Defense lawyers for accused Boston Marathon bomber Dzhokhar Tsarnaev have rested their case after trying to shift jurors' focus onto his older brother, Tamerlan, who they say masterminded the April 15, 2013 attack.
The defense has made it clear from the beginning of the trial that its strategy is not to win an acquittal for the younger Tsarnaev, but to save him from the death penalty.
Tsarnaev, 21, faces the death penalty or life in prison if found guilty of the April 15, 2013 attack. Three people were killed and 264 others wounded in the twin blasts he and his older brother, Tamerlan, are accused of setting off and planning.

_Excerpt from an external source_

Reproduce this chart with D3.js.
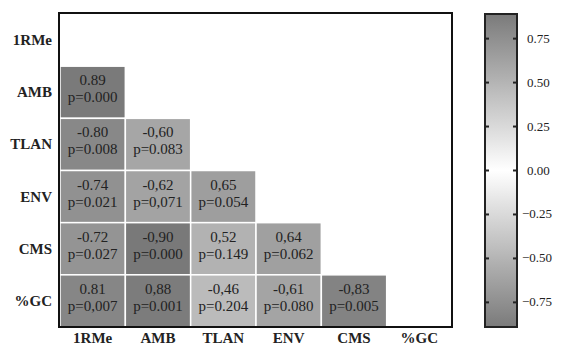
<!DOCTYPE html>
<html><head><meta charset="utf-8">
<script src="https://cdn.jsdelivr.net/npm/d3@7"></script>
<style>
html,body{margin:0;padding:0;background:#fff;overflow:hidden;}
svg{display:block;}
text{font-family:"Liberation Serif",Tinos,"Times New Roman",Times,serif;fill:#222;}
</style></head>
<body>
<svg id="chart" width="561" height="345"></svg>
<script>
const variables = ["1RMe","AMB","TLAN","ENV","CMS","%GC"];
// lower-triangle rows (row variable, then values for columns 0..row-1)
const rowAMB  = [0.89];
const rowTLAN = [-0.80, -0.60];
const rowENV  = [-0.74, -0.62, 0.65];
const rowCMS  = [-0.72, -0.90, 0.52, 0.64];
const rowGC   = [0.81, 0.88, -0.46, -0.61, -0.83];
const labAMB  = ["0.89"];
const labTLAN = ["-0.80","-0,60"];
const labENV  = ["-0.74","-0,62","0,65"];
const labCMS  = ["-0.72","-0,90","0,52","0,64"];
const labGC   = ["0.81","0,88","-0,46","-0,61","-0,83"];
const pAMB  = ["p=0.000"];
const pTLAN = ["p=0.008","p=0.083"];
const pENV  = ["p=0.021","p=0,071","p=0.054"];
const pCMS  = ["p=0.027","p=0.000","p=0.149","p=0.062"];
const pGC   = ["p=0,007","p=0.001","p=0.204","p=0.080","p=0.005"];
const colorTicks = [0.75, 0.50, 0.25, 0.00, -0.25, -0.50, -0.75];

const rows = [
  {name:"AMB", v:rowAMB, l:labAMB, p:pAMB},
  {name:"TLAN", v:rowTLAN, l:labTLAN, p:pTLAN},
  {name:"ENV", v:rowENV, l:labENV, p:pENV},
  {name:"CMS", v:rowCMS, l:labCMS, p:pCMS},
  {name:"%GC", v:rowGC, l:labGC, p:pGC}
];
const cells = [];
rows.forEach(r => r.v.forEach((val,i) => cells.push({row:r.name, col:variables[i], v:val, lab:r.l[i], p:r.p[i]})));

const svg = d3.select("#chart");
const L = 60, R = 452, T = 14, B = 327;
const x = d3.scaleBand().domain(variables).range([L, R]).paddingInner(0);
const y = d3.scaleBand().domain(variables).range([T, B]).paddingInner(0);
const color = d3.scaleLinear().domain([-0.9, 0, 0.9]).range(["#797979", "#ffffff", "#797979"]);

// cells
const g = svg.append("g");
g.selectAll("rect.cell").data(cells).join("rect")
  .attr("class","cell")
  .attr("x", d => x(d.col)).attr("y", d => y(d.row))
  .attr("width", x.bandwidth()).attr("height", y.bandwidth())
  .attr("fill", d => color(d.v))
  .attr("stroke", "#fff").attr("stroke-width", 1.5);

g.selectAll("text.r").data(cells).join("text")
  .attr("class","r")
  .attr("x", d => x(d.col) + x.bandwidth()/2)
  .attr("y", d => y(d.row) + y.bandwidth()/2 - 7)
  .attr("text-anchor","middle").attr("font-size", 15)
  .text(d => d.lab);
g.selectAll("text.p").data(cells).join("text")
  .attr("class","p")
  .attr("x", d => x(d.col) + x.bandwidth()/2)
  .attr("y", d => y(d.row) + y.bandwidth()/2 + 10)
  .attr("text-anchor","middle").attr("font-size", 15)
  .text(d => d.p);

// frame
svg.append("rect").attr("x", L-1).attr("y", T-1).attr("width", R-L+1).attr("height", B-T+1)
  .attr("fill","none").attr("stroke","#111").attr("stroke-width",2);

// axes labels
svg.append("g").selectAll("text").data(variables).join("text")
  .attr("x", 52).attr("y", d => y(d) + y.bandwidth()/2 + 5)
  .attr("text-anchor","end").attr("font-size",15).attr("font-weight","bold").attr("fill","#333")
  .text(d => d);
svg.append("g").selectAll("text").data(variables).join("text")
  .attr("x", d => x(d) + x.bandwidth()/2).attr("y", 343)
  .attr("text-anchor","middle").attr("font-size",15).attr("font-weight","bold").attr("fill","#333")
  .text(d => d);

// colorbar
const cbL = 485, cbR = 517, cbT = 14, cbB = 327;
const cy = d3.scaleLinear().domain([0.89, -0.89]).range([cbT, cbB]);
const defs = svg.append("defs");
const grad = defs.append("linearGradient").attr("id","cb").attr("x1",0).attr("y1",0).attr("x2",0).attr("y2",1);
d3.range(0, 1.0001, 0.05).forEach(t => {
  const v = cy.invert(cbT + t*(cbB-cbT));
  grad.append("stop").attr("offset", t).attr("stop-color", color(v));
});
svg.append("rect").attr("x",cbL).attr("y",cbT).attr("width",cbR-cbL).attr("height",cbB-cbT)
  .attr("fill","url(#cb)").attr("stroke","#222").attr("stroke-width",2);
const tk = svg.append("g");
tk.selectAll("line.l").data(colorTicks).join("line")
  .attr("x1", cbL).attr("x2", cbL+4).attr("y1", d=>cy(d)).attr("y2", d=>cy(d))
  .attr("stroke","#222").attr("stroke-width",2);
tk.selectAll("line.r").data(colorTicks).join("line")
  .attr("x1", cbR-4).attr("x2", cbR).attr("y1", d=>cy(d)).attr("y2", d=>cy(d))
  .attr("stroke","#222").attr("stroke-width",2);
tk.selectAll("text").data(colorTicks).join("text")
  .attr("x", d => d < 0 ? 522 : 527).attr("y", d => cy(d) + 4)
  .attr("font-size", 13).attr("fill","#333")
  .text(d => d3.format(".2f")(d));
</script>
</body></html>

Prosecutors concluded their case Monday with graphic testimony from a medical examiner about the blast injuries that killed 8-year-old Martin Richard - the youngest victim in the attack.
Several jurors cried as they were shown autopsy photos of the boy, who suffered a ruptured stomach, broken bones and third-degree burns when his body was torn apart by one of the pressure cooker bombs.
The boy's parents were in the courtroom as their son's devastating end was described. Another medical examiner told the court how Chinese exchange student Lingzi Lu, 23, bled to death on the sidewalk.
Prosecutors said the brothers, who were born in Kyrgyzstan and lived briefly in Russia's mostly-Muslim Dagestan region before coming to the U.S., were driven by Islam and seeking retaliation against the U.S. for the wars in Iraq and Afghanistan. The defense argued it was Tamerlan who "self-radicalized," and Dzhokhar merely "followed him."